I’ve spent many tedious hours building not only my body but my mind as well. Some days are easier than others. An injury like the ones I have sustained can shape an individual. Some people may feel it to be too challenging and decide to take the easy way out, but my injuries have made me stronger and more determined than ever.

What are some of the keys to your success – anything that you believe keeps you on top of your game?

First and foremost is the support I have received from my parents over the many years of racing. They have guided me to become the person I am today, and I cannot thank them enough. I feel the most important thing to remember about sport – and life in general – is to enjoy ourselves. I work hard, eat right, surround myself with influential, fun-loving people and get involved with causes that I care passionately about. The most effective way to be successful in any profession is to find what you are most passionate about and pursue it. For me, success is not a measurement of salary but a measurement of happiness, so do something that makes you happy and you will find fulfillment.

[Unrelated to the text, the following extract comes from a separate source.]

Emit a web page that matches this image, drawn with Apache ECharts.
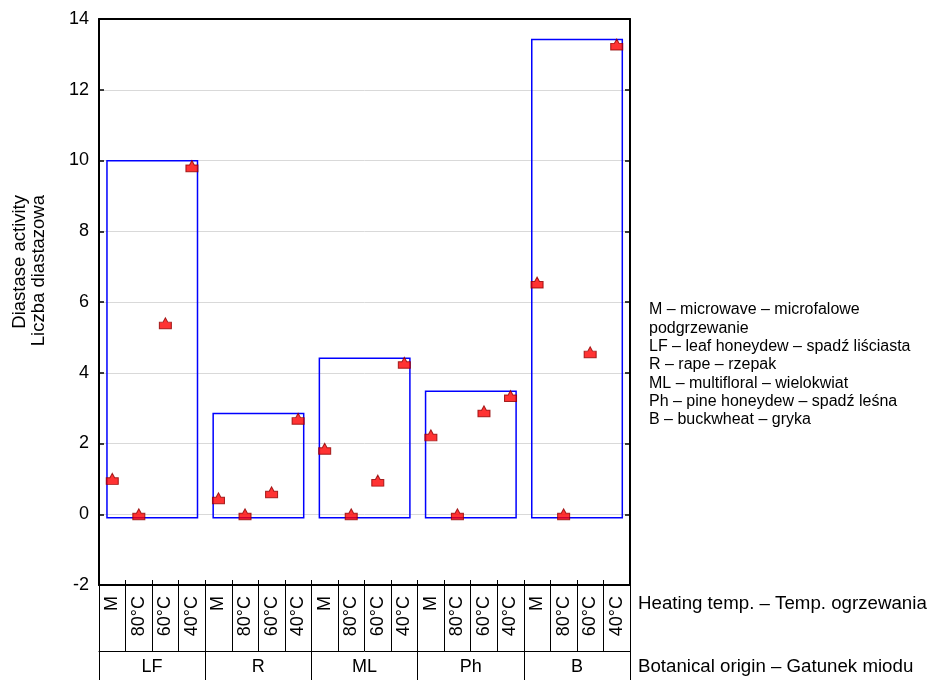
<!DOCTYPE html>
<html><head><meta charset="utf-8">
<script src="https://cdn.jsdelivr.net/npm/echarts/dist/echarts.min.js"></script>
<style>html,body{margin:0;padding:0;background:#fff}#c{width:930px;height:680px}</style>
</head><body><div id="c"></div>
<script>
// ---- data ----
const groups = ['LF', 'R', 'ML', 'Ph', 'B'];
const heating = ['M', '80°C', '60°C', '40°C'];
const valLF = [1.0, 0.0, 5.4, 9.84];
const valR  = [0.45, 0.0, 0.62, 2.7];
const valML = [1.85, 0.0, 0.95, 4.28];
const valPh = [2.23, 0.0, 2.91, 3.34];
const valB  = [6.55, 0.0, 4.58, 13.28];
const boxTop = [9.99, 2.85, 4.41, 3.48, 13.42];
const boxBottom = [-0.1, -0.1, -0.1, -0.1, -0.1];
const yMin = -2, yMax = 14, yStep = 2;
const yTitle = ['Diastase activity', 'Liczba diastazowa'];
const rowTitles = ['Heating temp. – Temp. ogrzewania', 'Botanical origin – Gatunek miodu'];
const legendLines = [
  'M – microwave – microfalowe',
  'podgrzewanie',
  'LF – leaf honeydew – spadź liściasta',
  'R – rape – rzepak',
  'ML – multifloral – wielokwiat',
  'Ph – pine honeydew – spadź leśna',
  'B – buckwheat – gryka'
];

// ---- build ----
const FONT = '"Liberation Sans", Arial, sans-serif';
const allVals = [valLF, valR, valML, valPh, valB];
const subKeys = [];
groups.forEach(g => heating.forEach(h => subKeys.push(g + '|' + h)));
const pts = [];
allVals.forEach((arr, g) => arr.forEach((v, h) => pts.push([g * 4 + h, v])));
const boxes = groups.map((g, i) => [i * 4, i * 4 + 3, boxBottom[i], boxTop[i]]);

const chart = echarts.init(document.getElementById('c'), null, {renderer: 'canvas'});
const black = '#000';
const graphics = [];
yTitle.forEach((t, i) => graphics.push({
  type: 'text', x: 20 + i * 18.5, y: 195, rotation: Math.PI / 2,
  style: {text: t, font: '18.5px ' + FONT, fill: black, textAlign: 'right', textVerticalAlign: 'middle'}
}));
graphics.push({type: 'text', x: 638, y: 604, style: {text: rowTitles[0], font: '18.7px ' + FONT, fill: black, textVerticalAlign: 'middle'}});
graphics.push({type: 'text', x: 638, y: 667, style: {text: rowTitles[1], font: '18.7px ' + FONT, fill: black, textVerticalAlign: 'middle'}});
legendLines.forEach((t, i) => graphics.push({
  type: 'text', x: 649, y: 310 + i * 18.3,
  style: {text: t, font: '16px ' + FONT, fill: black, textVerticalAlign: 'middle'}
}));

const option = {
  animation: false,
  backgroundColor: '#fff',
  textStyle: {fontFamily: FONT},
  grid: {left: 99, right: 300, top: 19, bottom: 95, containLabel: false},
  xAxis: [
    {type: 'category', data: subKeys, position: 'bottom', boundaryGap: true,
     axisLine: {show: true, onZero: false, lineStyle: {color: black, width: 2}},
     axisTick: {show: true, inside: true, length: 5, interval: 0, lineStyle: {color: black, width: 1}},
     axisLabel: {show: false}, splitLine: {show: false}},
    {type: 'category', data: subKeys, position: 'bottom', offset: 0, boundaryGap: true,
     axisLine: {show: false, onZero: false},
     axisTick: {show: true, inside: false, length: 66, interval: 0, lineStyle: {color: black, width: 1}},
     axisLabel: {show: true, interval: 0, rotate: 90, margin: 11, fontSize: 18, color: black, fontFamily: FONT,
       formatter: v => v.split('|')[1]}},
    {type: 'category', data: groups, position: 'bottom', offset: 66, boundaryGap: true,
     axisLine: {show: true, onZero: false, lineStyle: {color: black, width: 1}},
     axisTick: {show: true, inside: false, length: 30, interval: 0, lineStyle: {color: black, width: 1}},
     axisLabel: {show: true, interval: 0, margin: 7, fontSize: 18, color: black, fontFamily: FONT}},
    {type: 'category', data: subKeys, position: 'top', boundaryGap: true,
     axisLine: {show: true, onZero: false, lineStyle: {color: black, width: 2}},
     axisTick: {show: false}, axisLabel: {show: false}}
  ],
  yAxis: [
    {type: 'value', min: yMin, max: yMax, interval: yStep, position: 'left',
     axisLine: {show: true, onZero: false, lineStyle: {color: black, width: 2}},
     axisTick: {show: true, inside: true, length: 5, lineStyle: {color: black, width: 1.5}},
     axisLabel: {fontSize: 18, color: black, margin: 10, fontFamily: FONT},
     splitLine: {show: true, lineStyle: {color: '#d9d9d9', width: 1}}},
    {type: 'value', min: yMin, max: yMax, interval: yStep, position: 'right',
     axisLine: {show: true, onZero: false, lineStyle: {color: black, width: 2}},
     axisTick: {show: true, inside: true, length: 5, lineStyle: {color: black, width: 1.5}},
     axisLabel: {show: false}, splitLine: {show: false}}
  ],
  series: [
    {type: 'custom', xAxisIndex: 0, yAxisIndex: 0, data: boxes,
     encode: {x: [0, 1], y: [2, 3]},
     renderItem: function (params, api) {
       const band = api.size([1, 0])[0];
       const p0 = api.coord([api.value(0), api.value(3)]);
       const p1 = api.coord([api.value(1), api.value(2)]);
       const x0 = p0[0] - 0.2 * band, x1 = p1[0] + 0.21 * band;
       return {type: 'rect', shape: {x: x0, y: p0[1], width: x1 - x0, height: p1[1] - p0[1]},
         style: {fill: 'none', stroke: '#0000ff', lineWidth: 1.5}};
     }, z: 2},
    {type: 'scatter', xAxisIndex: 0, yAxisIndex: 0, data: pts,
     symbol: 'path://M0,10 L0,4 L3,4 L5,0 L7,4 L10,4 L10,10 Z', symbolSize: [12, 11],
     itemStyle: {color: '#ff0000', borderColor: '#900000', borderWidth: 1}, z: 3}
  ],
  graphic: graphics
};
chart.setOption(option);
</script></body></html>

Now that you are part of the Audi Alpine team, how has this partnership enhanced your involvement in the sport?

The partnership with the Audi Alpine team and Canada Ski Cross has enhanced the popularity of ski cross in Canada, and it has provided young alpine athletes another opportunity to become better, well-rounded skiers. Being able to train year-round is integral for Canada’s track record of being the best team in the world for four years running.

You must have many more goals in your life, although at 23 years old, you’re already at the top of your field. Where do you see yourself in 10 years from now?

My ultimate goals are to win Olympic gold and be the World Cup overall champion. Ski cross isn’t the only important focus in my life; I am also a student. I am slowly chipping away at my undergraduate degree with aspirations of becoming a physiotherapist and one day running my own clinic. And, in the years to come, I hope to be involved in the development of a nationwide ski cross program.

(Originally published in Audi magazine, Winter 2012)

In the same issue, I wrote more about Canada’s ski cross team:

Ski cross is a highly competitive and fast-paced sport involving four to six racers who compete to the finish line, while tackling terrain that often includes large jumps and high-banked turns. During the 2010 Winter Games in Whistler, B.C., ski cross made its Olympic debut.

The sport can credit many Canadians for enhancing its popularity. Davey Barr, of Whistler, B.C., was one of the original members of the Canadian ski cross team; in 2008, Barr won the first ski cross World Cup race in North America. Recently retired Ashleigh McIvor, also from Whistler, B.C., is the first female Olympic gold medalist in the sport of ski cross. After competing internationally since 2004, McIvor exits the sport with 11 World Cup podium finishes. This year, B.C.-native Marielle Thompson made history by becoming the first Canadian to win an individual World Cup Crystal Globe in ski cross, and she scored her first World Cup victory during the women’s final in Blue Mountain, Ont. Calgary native Brady Leman is currently ranked second in the world in the category of ski cross racing, after leaving the field of alpine racing in 2008. Another of Canada’s notable ski cross superstars, Chris Del Bosco, is a reigning world champion and 2012 X Games gold medalist, with 17 World Cup podium finishes. Del Bosco became a household name when he finished in fourth place after crashing during the 2010 Olympics.

Ski cross, like many “extreme” sports, while being extremely entertaining, can also be extremely dangerous – Nik Zoricic, a Toronto native who was a popular member of the Alpine Canada national ski cross team, was involved in a fatal crash this year during a World Cup race in Switzerland. When the Canadian team won the Nations’ Cup as the top ski cross team on the World Cup circuit for 2011–12 (their fourth Nations’ Cup victory in a row), it was dedicated to Zoricic’s memory. Also in his memory, tax-deductible donations can be made to Alpine Canada in Zoricic’s name, and the funds will be contributed to a charitable organization that supports young athletes in Canada.